### Your goal
Print the material below exactly as it stands, please, from its first line to the line holding "0.09, 0.02, 0.02];", with no pictures.

### Recorded data
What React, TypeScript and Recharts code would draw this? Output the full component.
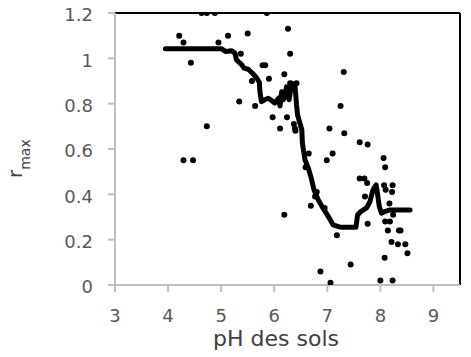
import React from 'react';
import { ComposedChart, Scatter, Line, XAxis, YAxis, ReferenceLine, Label } from 'recharts';

const pointsX = [4.63, 4.73, 4.88, 5.86, 4.21, 4.29, 4.43, 4.73, 4.95, 5.13, 5.50, 5.37, 5.34, 5.58, 5.64, 5.78, 5.83, 5.90, 5.97, 6.11, 6.19, 6.24, 6.26, 6.30, 6.30, 6.42, 6.37, 6.39, 6.40, 6.19, 4.29, 4.47, 7.31, 7.25, 7.04, 7.32, 7.61, 7.76, 6.65, 7.10, 6.99, 6.59, 8.06, 8.09, 6.80, 6.77, 6.69, 6.95, 7.18, 6.87, 7.06, 7.61, 7.70, 7.75, 8.07, 8.23, 8.10, 7.71, 8.22, 8.17, 8.24, 7.76, 8.09, 8.18, 8.14, 8.35, 8.38, 8.21, 8.33, 8.47, 8.51, 8.08, 7.44, 8.00, 8.23];
const pointsY = [1.20, 1.20, 1.20, 1.20, 1.10, 1.07, 0.98, 0.70, 1.07, 1.10, 1.11, 1.02, 0.81, 0.90, 0.79, 0.97, 0.97, 0.91, 0.74, 0.69, 0.93, 0.74, 1.13, 1.02, 0.89, 0.89, 0.71, 0.69, 0.68, 0.31, 0.55, 0.55, 0.94, 0.79, 0.69, 0.67, 0.63, 0.62, 0.58, 0.58, 0.55, 0.52, 0.56, 0.52, 0.41, 0.39, 0.35, 0.34, 0.22, 0.06, 0.01, 0.47, 0.47, 0.45, 0.44, 0.44, 0.42, 0.39, 0.41, 0.36, 0.31, 0.27, 0.28, 0.28, 0.24, 0.24, 0.24, 0.19, 0.18, 0.18, 0.14, 0.12, 0.09, 0.02, 0.02];

const lineX = [3.95, 5.01, 5.09, 5.20, 5.26, 5.29, 5.39, 5.43, 5.51, 5.60, 5.67, 5.72, 5.73, 5.76, 5.82, 5.89, 5.95, 6.01, 6.08, 6.11, 6.14, 6.17, 6.20, 6.23, 6.28, 6.33, 6.39, 6.42, 6.44, 6.52, 6.53, 6.58, 6.64, 6.69, 6.75, 6.83, 6.92, 7.02, 7.11, 7.24, 7.54, 7.57, 7.63, 7.74, 7.80, 7.86, 7.92, 7.94, 7.98, 8.02, 8.08, 8.18, 8.56];
const lineY = [1.042, 1.042, 1.03, 1.033, 1.023, 0.993, 0.971, 0.957, 0.952, 0.932, 0.913, 0.893, 0.853, 0.809, 0.817, 0.824, 0.814, 0.802, 0.824, 0.79, 0.853, 0.817, 0.831, 0.874, 0.817, 0.89, 0.883, 0.795, 0.75, 0.684, 0.627, 0.552, 0.517, 0.478, 0.419, 0.375, 0.339, 0.302, 0.265, 0.255, 0.255, 0.309, 0.324, 0.34, 0.366, 0.419, 0.442, 0.412, 0.346, 0.317, 0.324, 0.331, 0.331];

const xTicks = [3, 4, 5, 6, 7, 8, 9];
const yTicks = [0, 0.2, 0.4, 0.6, 0.8, 1, 1.2];

const scatterData = pointsX.map((x, i) => ({ x, y: pointsY[i] }));
const lineData = lineX.map((x, i) => ({ x, y: lineY[i] }));

const FONT = 'DejaVu Sans';

const Dot = (props: any) => {
  const { cx, cy } = props;
  if (cx == null || cy == null) return null;
  return <circle cx={cx} cy={cy} r={3} fill="#000" />;
};

export default function App() {
  return (
    <div style={{ position: 'absolute', left: 0, top: 0, width: 471, height: 357, background: '#fff' }}>
      <ComposedChart width={471} height={357} margin={{ top: 13, right: 11, bottom: 42, left: 55 }}>
        <XAxis
          type="number"
          dataKey="x"
          domain={[3, 9.5]}
          ticks={xTicks}
          allowDataOverflow
          height={30}
          stroke="#bfbfbf"
          strokeWidth={2}
          tickSize={7}
          tickMargin={17}
          tick={{ fill: '#595959', fontSize: 18, fontFamily: FONT }}
        >
          <Label
            content={() => (
              <text x={276} y={346} textAnchor="middle" fill="#404040" fontSize={22} fontFamily={FONT}>
                pH des sols
              </text>
            )}
          />
        </XAxis>
        <YAxis
          type="number"
          dataKey="y"
          domain={[0, 1.2]}
          ticks={yTicks}
          allowDataOverflow
          width={60}
          stroke="#bfbfbf"
          strokeWidth={2}
          tickSize={7}
          tickMargin={15}
          tick={{ fill: '#595959', fontSize: 18, fontFamily: FONT, dy: 2 }}
        >
          <Label
            content={() => (
              <text transform="translate(22,178) rotate(-90)" fill="#404040" fontFamily={FONT}>
                <tspan fontSize={20}>r</tspan>
                <tspan fontSize={14} dy={8}>max</tspan>
              </text>
            )}
          />
        </YAxis>
        <ReferenceLine y={1.2} stroke="#000" strokeWidth={2} ifOverflow="visible" />
        <ReferenceLine x={9.5} stroke="#000" strokeWidth={2} ifOverflow="visible" />
        <Scatter data={scatterData} dataKey="y" shape={<Dot />} isAnimationActive={false} />
        <Line
          data={lineData}
          dataKey="y"
          type="linear"
          stroke="#000"
          strokeWidth={5}
          strokeLinejoin="round"
          strokeLinecap="round"
          dot={false}
          activeDot={false}
          isAnimationActive={false}
        />
      </ComposedChart>
    </div>
  );
}
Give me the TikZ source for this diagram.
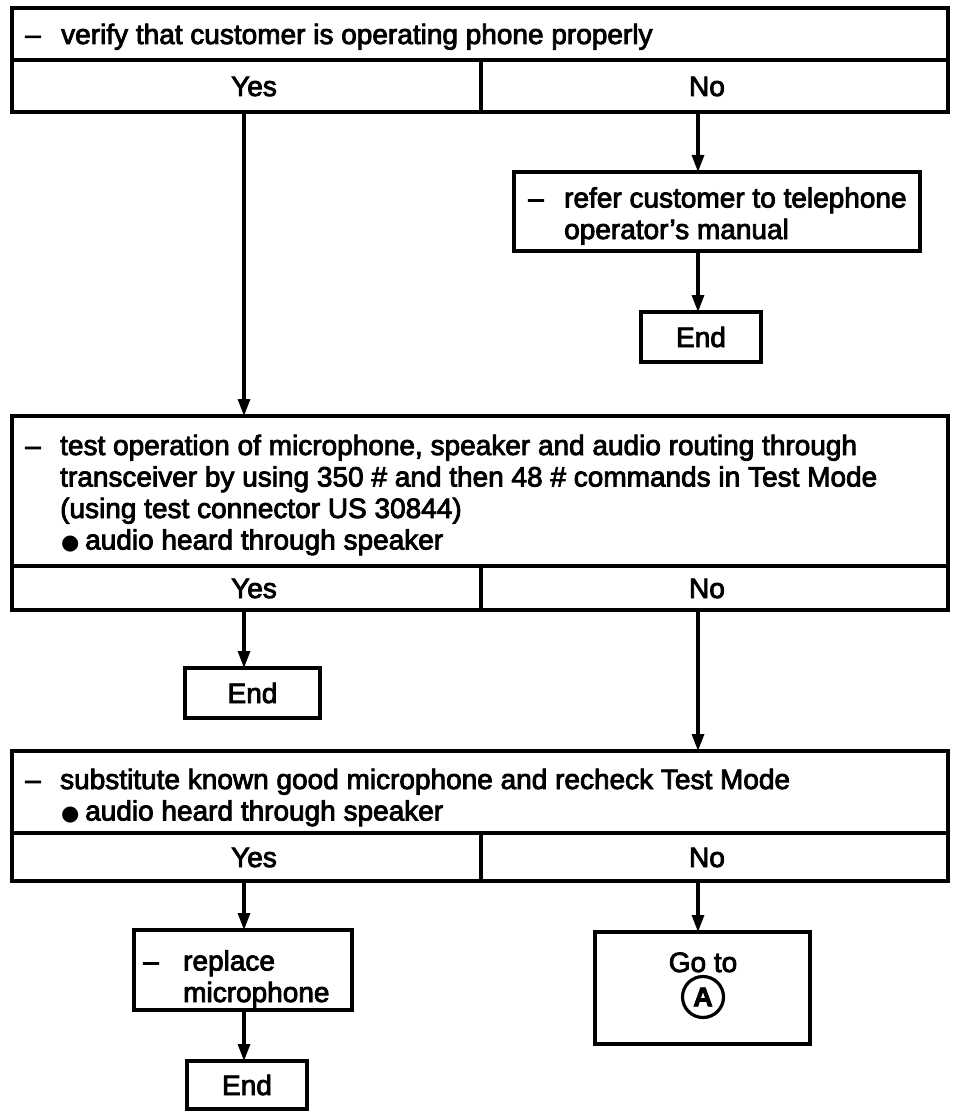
\documentclass[tikz,border=0pt]{standalone}
\usepackage{fontspec}
\setmainfont{Liberation Sans}[RawFeature={embolden=3}]
\newfontfamily\sym{DejaVu Sans}
\usetikzlibrary{arrows.meta}
\begin{document}
\begin{tikzpicture}[x=1pt,y=-1pt,
  box/.style={draw, line width=4pt, inner sep=0pt, outer sep=0pt},
  cellbox/.style={draw, line width=3.5pt, inner sep=0pt, outer sep=0pt},
  txt/.style={anchor=base west, inner sep=0pt, align=left, font=\fontsize{28}{31.5}\selectfont},
  lbl/.style={inner sep=0pt, font=\fontsize{28}{31.5}\selectfont, text height=20pt, text depth=0pt},
  endbox/.style={box, font=\fontsize{28}{31.5}\selectfont, text height=20pt, text depth=0pt},
  arr/.style={line width=3.2pt, -{Triangle[length=17pt,width=12pt]}}
]
\useasboundingbox (0,0) rectangle (960,1118);
\coordinate (colY) at (244,0);
\coordinate (colN) at (698,0);

% Box 1
\node[box, minimum width=936pt, minimum height=52pt] (q1) at (480,34) {};
\node[cellbox, minimum width=469pt, minimum height=52pt] (y1) at (246.5,86) {};
\node[cellbox, minimum width=467pt, minimum height=52pt] (n1) at (714.5,86) {};
\node[txt] (t1) at (25,44) {\makebox[36pt][l]{–}verify that customer is operating phone properly};
\node[lbl] (y1t) at (254,86) {Yes};
\node[lbl] (n1t) at (707,86) {No};

% refer box
\node[box, minimum width=406pt, minimum height=79pt] (r1) at (717,211.5) {};
\node[txt] (t2) at (528,239) {\makebox[36pt][l]{–}refer customer to telephone\\\hspace*{36pt}operator's manual};
\node[endbox, minimum width=120pt, minimum height=50pt] (e1) at (701,337) {End};

% Box 2
\node[box, minimum width=936pt, minimum height=150pt] (q2) at (480,491) {};
\node[cellbox, minimum width=469pt, minimum height=44pt] (y2) at (246.5,588) {};
\node[cellbox, minimum width=467pt, minimum height=44pt] (n2) at (714.5,588) {};
\node[txt] (t3) at (25,549.5) {\makebox[35pt][l]{–}test operation of microphone, speaker and audio routing through\\
\hspace*{35pt}transceiver by using 350 \# and then 48 \# commands in Test Mode\\
\hspace*{35pt}(using test connector US 30844)\\
\hspace*{36pt}\makebox[24pt][l]{\sym\fontsize{21}{31.5}\selectfont ●}audio heard through speaker};
\node[lbl] (y2t) at (254,588) {Yes};
\node[lbl] (n2t) at (707,588) {No};
\node[endbox, minimum width=135pt, minimum height=50pt] (e2) at (252.5,693) {End};

% Box 3
\node[box, minimum width=936pt, minimum height=82pt] (q3) at (480,792) {};
\node[cellbox, minimum width=469pt, minimum height=48pt] (y3) at (246.5,857) {};
\node[cellbox, minimum width=467pt, minimum height=48pt] (n3) at (714.5,857) {};
\node[txt] (t4) at (25,820.5) {\makebox[35pt][l]{–}substitute known good microphone and recheck Test Mode\\
\hspace*{36pt}\makebox[24pt][l]{\sym\fontsize{21}{31.5}\selectfont ●}audio heard through speaker};
\node[lbl] (y3t) at (254,857) {Yes};
\node[lbl] (n3t) at (707,857) {No};

% bottom boxes
\node[box, minimum width=218pt, minimum height=80pt] (r3) at (243,970) {};
\node[txt] (t5) at (143,1002) {\makebox[40pt][l]{–}replace\\\hspace*{40pt}microphone};
\node[endbox, minimum width=120pt, minimum height=48pt] (e3) at (247,1085) {End};
\node[box, minimum width=215pt, minimum height=112pt] (g3) at (702.5,988) {};
\node[lbl] (gt) at (703,962) {Go to};
\node[circle, draw, line width=3.2pt, minimum size=41pt, inner sep=0pt,
      font=\fontsize{27}{27}\selectfont\bfseries] (ca) at (703,997) {A};

% connectors
\draw[arr] (y1.south -| colY) -- (q2.north -| colY);
\draw[arr] (n1.south -| colN) -- (r1.north -| colN);
\draw[arr] (r1.south -| colN) -- (e1.north -| colN);
\draw[arr] (y2.south -| colY) -- (e2.north -| colY);
\draw[arr] (n2.south -| colN) -- (q3.north -| colN);
\draw[arr] (y3.south -| colY) -- (r3.north -| colY);
\draw[arr] (r3.south -| colY) -- (e3.north -| colY);
\draw[arr] (n3.south -| colN) -- (g3.north -| colN);
\end{tikzpicture}
\end{document}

### Final result
What React, TypeScript and Recharts code would draw this? Output the full component.
import React from 'react';
import { ComposedChart, Scatter, Line, XAxis, YAxis, ReferenceLine, Label } from 'recharts';

const pointsX = [4.63, 4.73, 4.88, 5.86, 4.21, 4.29, 4.43, 4.73, 4.95, 5.13, 5.50, 5.37, 5.34, 5.58, 5.64, 5.78, 5.83, 5.90, 5.97, 6.11, 6.19, 6.24, 6.26, 6.30, 6.30, 6.42, 6.37, 6.39, 6.40, 6.19, 4.29, 4.47, 7.31, 7.25, 7.04, 7.32, 7.61, 7.76, 6.65, 7.10, 6.99, 6.59, 8.06, 8.09, 6.80, 6.77, 6.69, 6.95, 7.18, 6.87, 7.06, 7.61, 7.70, 7.75, 8.07, 8.23, 8.10, 7.71, 8.22, 8.17, 8.24, 7.76, 8.09, 8.18, 8.14, 8.35, 8.38, 8.21, 8.33, 8.47, 8.51, 8.08, 7.44, 8.00, 8.23];
const pointsY = [1.20, 1.20, 1.20, 1.20, 1.10, 1.07, 0.98, 0.70, 1.07, 1.10, 1.11, 1.02, 0.81, 0.90, 0.79, 0.97, 0.97, 0.91, 0.74, 0.69, 0.93, 0.74, 1.13, 1.02, 0.89, 0.89, 0.71, 0.69, 0.68, 0.31, 0.55, 0.55, 0.94, 0.79, 0.69, 0.67, 0.63, 0.62, 0.58, 0.58, 0.55, 0.52, 0.56, 0.52, 0.41, 0.39, 0.35, 0.34, 0.22, 0.06, 0.01, 0.47, 0.47, 0.45, 0.44, 0.44, 0.42, 0.39, 0.41, 0.36, 0.31, 0.27, 0.28, 0.28, 0.24, 0.24, 0.24, 0.19, 0.18, 0.18, 0.14, 0.12, 0.09, 0.02, 0.02];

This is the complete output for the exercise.